Handling Input from the Pi

We also use the serialEvent() builtin interrupt function to detect Serial input from the Pi. When Serial data is available, this function is automatically called.

Here, we:

1. Check that the input is JSON, and try to decode it. If we can’t decode it as JSON, we just print an error and return.
2. Allocate memory for JsonDocuments that will hold the output value
3. Read the .action property from the decoded input, and perform that action. The following self-explanatory actions are available: start_game, stop_game, and get_status.

Each one allows the game loop (implemented in the Arduino loop()) to control the mole.

Sprint 1

In the first sprint, we just reused code and our circuit from Mini Project 2 (servo motor control) to get a servo to go from 0 -> 360 -> 0 on loop. This made our mole go up and down.

Sprint 2

In the second sprint, we made a test circuit for the Arduino that let us test the game logic. It consisted of six buttons (which represented the buttons in the top of the moles) and six LEDs (which represented the state of the moles, up or down) connected with a 10K resistor to the Arduino.
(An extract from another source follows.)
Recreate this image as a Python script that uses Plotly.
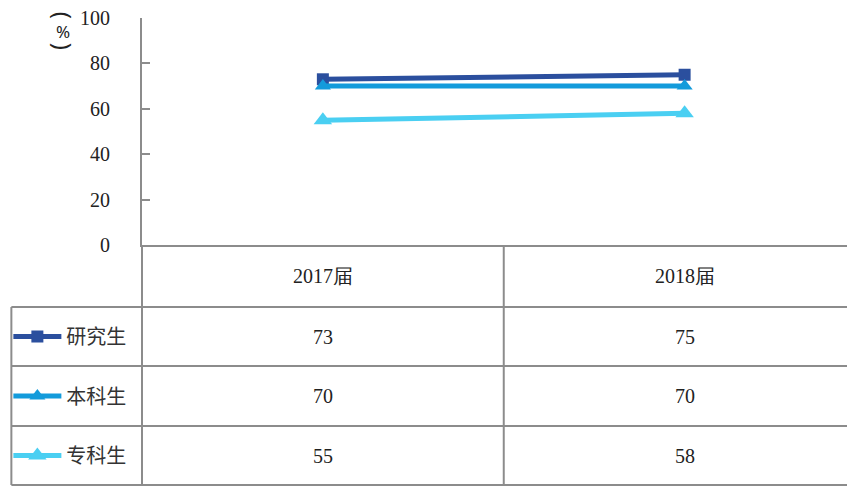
import plotly.graph_objects as go

categories = ["2017届", "2018届"]
series_names = ["研究生", "本科生", "专科生"]
grad_vals = [73, 75]
bach_vals = [70, 70]
voc_vals = [55, 58]
y_ticks = [0, 20, 40, 60, 80, 100]

colors = ["#2B4F9E", "#139BDB", "#4ACFF2"]
symbols = ["square", "triangle-up", "triangle-up"]
msizes = [12, 14, 16]
all_vals = [grad_vals, bach_vals, voc_vals]

OFF = 8  # default page body margin
W, H = 855 - OFF, 486 - OFF
AX_L, AX_T, AX_B = 140, 18, 245
L = AX_L - OFF
T = AX_T - OFF
B = H - (AX_B - OFF)
R = 0
plot_h = H - T - B
plot_w = W - L - R

def py(p):  # screenshot pixel y -> paper y
    return (AX_B - p) / plot_h

def px(p):
    return (p - AX_L) / plot_w

fig = go.Figure()
legend_names = ["legend", "legend2", "legend3"]
row_centers = [336.5, 396, 455.5]
for i, (name, vals) in enumerate(zip(series_names, all_vals)):
    fig.add_trace(go.Scatter(
        x=[0, 1], y=vals, name=name, mode="lines+markers",
        line=dict(color=colors[i], width=5),
        marker=dict(symbol=symbols[i], size=msizes[i], color=colors[i]),
        legend=legend_names[i], showlegend=True, cliponaxis=False,
    ))

grid = "#8C8C8C"
font_serif = "Liberation Serif"
font_cjk = "Noto Sans CJK SC"

layout_legends = {}
for i, ln in enumerate(legend_names):
    layout_legends[ln] = dict(
        x=px(6), y=py(row_centers[i]), xanchor="left", yanchor="middle",
        bgcolor="rgba(0,0,0,0)", font=dict(family=font_cjk, size=20, color="#333333"),
        itemwidth=48, tracegroupgap=0,
    )

shapes = []
def hline(y, x0, x1):
    shapes.append(dict(type="line", xref="paper", yref="paper", x0=px(x0), x1=px(x1),
                       y0=py(y), y1=py(y), line=dict(color=grid, width=2)))
def vline(x, y0, y1):
    shapes.append(dict(type="line", xref="paper", yref="paper", x0=px(x), x1=px(x),
                       y0=py(y0), y1=py(y1), line=dict(color=grid, width=2)))

for yy in [307, 366, 426, 485]:
    hline(yy, 9, 855)
vline(140, 245, 486)
vline(9, 307, 485)
shapes.append(dict(type="line", xref="x", yref="paper", x0=0.5, x1=0.5,
                   y0=py(245), y1=py(486), line=dict(color=grid, width=2)))

annotations = []
for j, cat in enumerate(categories):
    annotations.append(dict(x=j, y=py(276), xref="x", yref="paper", text=cat,
                            xanchor="center", yanchor="middle",
                            showarrow=False, font=dict(family=font_serif, size=20, color="#222222")))
    for i, vals in enumerate(all_vals):
        annotations.append(dict(x=j, y=py(row_centers[i]), xref="x", yref="paper",
                                xanchor="center", yanchor="middle",
                                text=str(vals[j]), showarrow=False,
                                font=dict(family=font_serif, size=20, color="#222222")))
# vertical unit label "（%）": parentheses rotated, % upright
for ch, yy, ang, fs in [("(", 15, 90, 24), ("%", 31, 0, 17), (")", 46, 90, 24)]:
    annotations.append(dict(x=px(61), y=py(yy), xref="paper", yref="paper",
                            xanchor="center", yanchor="middle", textangle=ang,
                            text=ch, showarrow=False,
                            font=dict(family="Noto Sans", size=fs, color="#222222")))

fig.update_layout(
    width=W, height=H, margin=dict(l=L, r=R, t=T, b=B, pad=0),
    paper_bgcolor="white", plot_bgcolor="white",
    xaxis=dict(range=[-0.5, 1.471], showgrid=False, zeroline=False, showticklabels=False,
               ticks="", showline=True, linecolor=grid, linewidth=2),
    yaxis=dict(range=[0, 100], tickvals=y_ticks, showgrid=False, zeroline=False,
               ticks="inside", ticklen=8, tickcolor=grid, tickwidth=2,
               showline=True, linecolor=grid, linewidth=2, ticklabelstandoff=26,
               ticklabeloverflow="allow",
               tickfont=dict(family=font_serif, size=20, color="#222222")),
    shapes=shapes, annotations=annotations,
    **layout_legends,
)

fig.write_html("out.html")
This allowed us to work on firmware separate from the mechanical team and we got the game logic largely done here– we wrote the Mole class, implemented many methods and wrote the first version of the game logic, notably without the timeouts.
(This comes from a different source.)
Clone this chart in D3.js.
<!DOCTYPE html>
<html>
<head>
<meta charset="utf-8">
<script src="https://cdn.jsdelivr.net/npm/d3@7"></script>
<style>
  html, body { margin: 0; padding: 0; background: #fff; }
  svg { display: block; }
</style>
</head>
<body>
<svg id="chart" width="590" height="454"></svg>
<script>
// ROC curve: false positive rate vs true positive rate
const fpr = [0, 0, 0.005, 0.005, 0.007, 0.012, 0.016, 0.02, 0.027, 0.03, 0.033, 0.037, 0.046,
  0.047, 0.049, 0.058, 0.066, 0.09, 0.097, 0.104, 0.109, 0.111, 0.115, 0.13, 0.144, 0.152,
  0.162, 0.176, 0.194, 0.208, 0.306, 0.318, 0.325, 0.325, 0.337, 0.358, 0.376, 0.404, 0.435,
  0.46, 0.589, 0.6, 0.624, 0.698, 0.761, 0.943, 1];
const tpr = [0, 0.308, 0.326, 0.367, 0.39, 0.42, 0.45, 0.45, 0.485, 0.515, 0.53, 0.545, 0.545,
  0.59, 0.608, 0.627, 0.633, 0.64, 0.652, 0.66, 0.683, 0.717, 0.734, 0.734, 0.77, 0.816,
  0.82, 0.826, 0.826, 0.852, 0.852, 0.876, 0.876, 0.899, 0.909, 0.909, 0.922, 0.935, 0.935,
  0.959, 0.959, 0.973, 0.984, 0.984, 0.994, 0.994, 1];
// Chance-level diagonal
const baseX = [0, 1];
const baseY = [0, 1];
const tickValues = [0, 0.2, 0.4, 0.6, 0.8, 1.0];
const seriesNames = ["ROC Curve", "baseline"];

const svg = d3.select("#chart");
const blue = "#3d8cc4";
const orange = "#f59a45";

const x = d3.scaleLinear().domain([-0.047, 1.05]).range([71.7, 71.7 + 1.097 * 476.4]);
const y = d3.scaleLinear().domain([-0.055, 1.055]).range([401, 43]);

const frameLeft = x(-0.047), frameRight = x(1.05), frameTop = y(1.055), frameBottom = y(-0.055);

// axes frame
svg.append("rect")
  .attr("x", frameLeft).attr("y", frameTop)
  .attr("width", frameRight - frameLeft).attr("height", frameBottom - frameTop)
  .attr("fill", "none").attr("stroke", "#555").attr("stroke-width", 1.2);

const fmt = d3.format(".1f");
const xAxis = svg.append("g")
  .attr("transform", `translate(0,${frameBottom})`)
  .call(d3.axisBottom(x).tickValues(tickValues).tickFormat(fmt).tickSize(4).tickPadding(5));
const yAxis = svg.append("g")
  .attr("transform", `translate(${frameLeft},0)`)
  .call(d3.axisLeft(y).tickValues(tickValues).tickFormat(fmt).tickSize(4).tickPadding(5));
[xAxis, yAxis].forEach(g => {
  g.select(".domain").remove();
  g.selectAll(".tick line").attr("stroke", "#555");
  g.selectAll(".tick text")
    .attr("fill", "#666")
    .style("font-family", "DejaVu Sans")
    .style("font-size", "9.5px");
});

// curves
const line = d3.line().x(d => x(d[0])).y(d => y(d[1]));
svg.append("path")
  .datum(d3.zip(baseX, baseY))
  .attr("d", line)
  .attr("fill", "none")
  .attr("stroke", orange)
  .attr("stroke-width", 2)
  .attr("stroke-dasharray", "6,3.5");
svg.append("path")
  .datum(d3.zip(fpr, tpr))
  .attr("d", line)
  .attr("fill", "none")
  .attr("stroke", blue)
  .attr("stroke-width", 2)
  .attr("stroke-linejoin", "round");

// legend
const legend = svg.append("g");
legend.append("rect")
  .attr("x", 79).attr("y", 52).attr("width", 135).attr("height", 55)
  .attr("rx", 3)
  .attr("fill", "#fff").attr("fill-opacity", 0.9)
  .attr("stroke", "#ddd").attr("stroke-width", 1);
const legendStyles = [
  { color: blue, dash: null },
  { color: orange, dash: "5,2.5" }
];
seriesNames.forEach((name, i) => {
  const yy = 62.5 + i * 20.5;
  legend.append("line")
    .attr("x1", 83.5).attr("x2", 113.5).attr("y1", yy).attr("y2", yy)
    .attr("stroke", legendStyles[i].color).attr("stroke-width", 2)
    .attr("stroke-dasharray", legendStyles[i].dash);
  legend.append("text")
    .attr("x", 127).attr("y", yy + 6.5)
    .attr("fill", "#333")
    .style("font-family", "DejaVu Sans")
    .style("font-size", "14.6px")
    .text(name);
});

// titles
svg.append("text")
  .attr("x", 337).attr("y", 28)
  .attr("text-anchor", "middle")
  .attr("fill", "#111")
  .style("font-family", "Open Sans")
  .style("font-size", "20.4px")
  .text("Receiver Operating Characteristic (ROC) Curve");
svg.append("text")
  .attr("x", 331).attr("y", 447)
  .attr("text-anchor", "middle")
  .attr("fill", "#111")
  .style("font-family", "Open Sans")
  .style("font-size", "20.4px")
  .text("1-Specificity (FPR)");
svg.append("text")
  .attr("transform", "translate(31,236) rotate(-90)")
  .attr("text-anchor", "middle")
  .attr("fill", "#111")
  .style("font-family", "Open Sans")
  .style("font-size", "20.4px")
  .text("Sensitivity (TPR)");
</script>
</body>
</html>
We also (and perhaps more importantly) made the solenoid control circuit. We used MOSFETs (electrical gates that control the flow of electricity in a circuit, and they allow a low-voltage device like an Arduino or a Pi to control a higher-voltage device like a 12V solenoid) to let the Arduino control the solenoids.

Sprint 3

In the third sprint of the project, we:

• Wired up all the solenoids with color-coded wires with matching lengths (leftmost picture)
• Used PIE-provided pin headers to connect the Arduino to the solenoids and the buttons in the top of the moles (second picture)
• Set up the Arduino to be powered by the 12V solenoid power supply (the Uno Vin pin accepts between 7-12V!) (not pictured)
• Wired up the buttons inside the moles to a separate breadboard (not pictured), which put a 10K resistor between the button and the Arduino’s pin, and connected the Arduino’s pin to ground, therefore keeping the pin Low until the button is pressed, at which point the pin goes High
• Hot glued the solenoid wires to the breadboard– you shouldn’t do this! Use an Arduino protoshield! (third picture). We did this because we switched from having the Pi control the solenoids to having the Arduino control them, and we didn’t have time to solder the wires to the protoshield
• Got the Arduino to control the solenoids and the buttons in the top of the moles (not pictured)

Final Sprint

In the final sprint of the project, we focused on playtesting and adjusting the code.

As we played, it became clear that, since there was about a 1/4 chance for each mole to go up, the same moles were going up over and over again. We spent a bunch of time creating the timeout system that kept moles down for a certain amount of time after they were hit, and this made the game significantly more fun, when the timeouts were right, and we found the right values with trial-and-error.

We also somewhat merged with the software team to ensure that the Serial output from the Arduino was in the correct format for the Pi to read, and we helped them work on the software to ensure we had a fully functional game on demo day, which we did!

Finally, we went back to the game loop and optimized the software. This helped ensure that almost all mole hits registered and that the game loop ran at a consistent speed.